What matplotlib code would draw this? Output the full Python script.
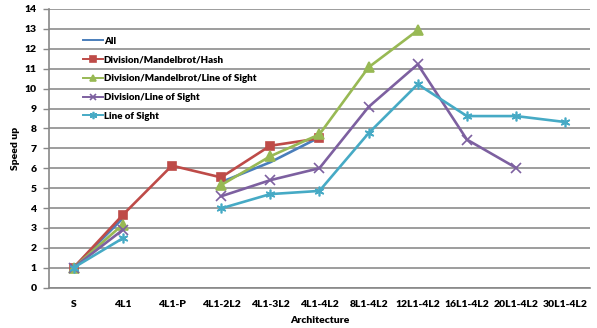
import numpy as np
import matplotlib
matplotlib.use("Agg")
import matplotlib.pyplot as plt

plt.rcParams['font.family'] = ['Lato', 'DejaVu Sans']
plt.rcParams['font.weight'] = 'heavy'
plt.rcParams['axes.labelweight'] = 'heavy'

nan = np.nan
architectures = ["S", "4L1", "4L1-P", "4L1-2L2", "4L1-3L2", "4L1-4L2",
                 "8L1-4L2", "12L1-4L2", "16L1-4L2", "20L1-4L2", "30L1-4L2"]

all_speedup = [1.0, 3.48, nan, 5.3, 6.3, 7.55, nan, nan, nan, nan, nan]
div_mandel_hash = [1.0, 3.65, 6.13, 5.54, 7.13, 7.5, nan, nan, nan, nan, nan]
div_mandel_los = [1.0, 3.17, nan, 5.15, 6.6, 7.7, 11.07, 12.93, nan, nan, nan]
div_los = [1.0, 2.9, nan, 4.59, 5.4, 6.0, 9.08, 11.22, 7.44, 6.02, nan]
line_of_sight = [1.0, 2.48, nan, 3.98, 4.7, 4.86, 7.76, 10.22, 8.62, 8.62, 8.32]

series = [
    ("All", all_speedup, "#4A7EBB", None, 6),
    ("Division/Mandelbrot/Hash", div_mandel_hash, "#BE4B48", "s", 6),
    ("Division/Mandelbrot/Line of Sight", div_mandel_los, "#98B954", "^", 6.5),
    ("Division/Line of Sight", div_los, "#7D60A0", "x", 6.5),
    ("Line of Sight", line_of_sight, "#46AAC5", (6, 2, 0), 7),
]

fig = plt.figure(figsize=(5.97, 3.28), dpi=100)
ax = fig.add_axes([0.082, 0.123, 0.906, 0.8496])

x = np.arange(len(architectures))
for label, vals, color, marker, ms in series:
    ax.plot(x, vals, color=color, lw=1.9, marker=marker, markersize=ms,
            markeredgewidth=1.2, label=label)

ax.set_xlim(-0.5, len(architectures) - 0.5)
ax.set_ylim(0, 14)
ax.set_yticks(range(0, 15))
ax.set_xticks(x)
ax.set_xticklabels(architectures)
ax.tick_params(axis='x', length=0, pad=9, labelsize=7.5)
ax.tick_params(axis='y', length=4, width=1, color='#888888', pad=5, labelsize=7.5)
ax.grid(axis='y', color='#8c8c8c', lw=1.2)
ax.set_axisbelow(True)
for side in ('top', 'right'):
    ax.spines[side].set_visible(False)
for side in ('left', 'bottom'):
    ax.spines[side].set_color('#888888')
    ax.spines[side].set_linewidth(1.2)

ax.set_xlabel("Architecture", fontsize=7.5, labelpad=5)
ax.set_ylabel("Speed up", fontsize=7.5, labelpad=3)

leg = ax.legend(loc='upper left', bbox_to_anchor=(0.0555, 0.914), frameon=False,
                fontsize=7, handlelength=2.05, handletextpad=0.1,
                labelspacing=1.0, borderaxespad=0, markerscale=0.75)
for line in leg.get_lines():
    line.set_linewidth(1.4)

fig.savefig("out.png", dpi=100)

+++

_Exercise prompt:_ Everything from the first line of the listing above through the line that contains "markeredgewidth=1.2, label=label)" is to be restated word for word, minus the pictures.

_Answer to this exercise:_
What matplotlib code would draw this? Output the full Python script.
import numpy as np
import matplotlib
matplotlib.use("Agg")
import matplotlib.pyplot as plt

plt.rcParams['font.family'] = ['Lato', 'DejaVu Sans']
plt.rcParams['font.weight'] = 'heavy'
plt.rcParams['axes.labelweight'] = 'heavy'

nan = np.nan
architectures = ["S", "4L1", "4L1-P", "4L1-2L2", "4L1-3L2", "4L1-4L2",
                 "8L1-4L2", "12L1-4L2", "16L1-4L2", "20L1-4L2", "30L1-4L2"]

all_speedup = [1.0, 3.48, nan, 5.3, 6.3, 7.55, nan, nan, nan, nan, nan]
div_mandel_hash = [1.0, 3.65, 6.13, 5.54, 7.13, 7.5, nan, nan, nan, nan, nan]
div_mandel_los = [1.0, 3.17, nan, 5.15, 6.6, 7.7, 11.07, 12.93, nan, nan, nan]
div_los = [1.0, 2.9, nan, 4.59, 5.4, 6.0, 9.08, 11.22, 7.44, 6.02, nan]
line_of_sight = [1.0, 2.48, nan, 3.98, 4.7, 4.86, 7.76, 10.22, 8.62, 8.62, 8.32]

series = [
    ("All", all_speedup, "#4A7EBB", None, 6),
    ("Division/Mandelbrot/Hash", div_mandel_hash, "#BE4B48", "s", 6),
    ("Division/Mandelbrot/Line of Sight", div_mandel_los, "#98B954", "^", 6.5),
    ("Division/Line of Sight", div_los, "#7D60A0", "x", 6.5),
    ("Line of Sight", line_of_sight, "#46AAC5", (6, 2, 0), 7),
]

fig = plt.figure(figsize=(5.97, 3.28), dpi=100)
ax = fig.add_axes([0.082, 0.123, 0.906, 0.8496])

x = np.arange(len(architectures))
for label, vals, color, marker, ms in series:
    ax.plot(x, vals, color=color, lw=1.9, marker=marker, markersize=ms,
            markeredgewidth=1.2, label=label)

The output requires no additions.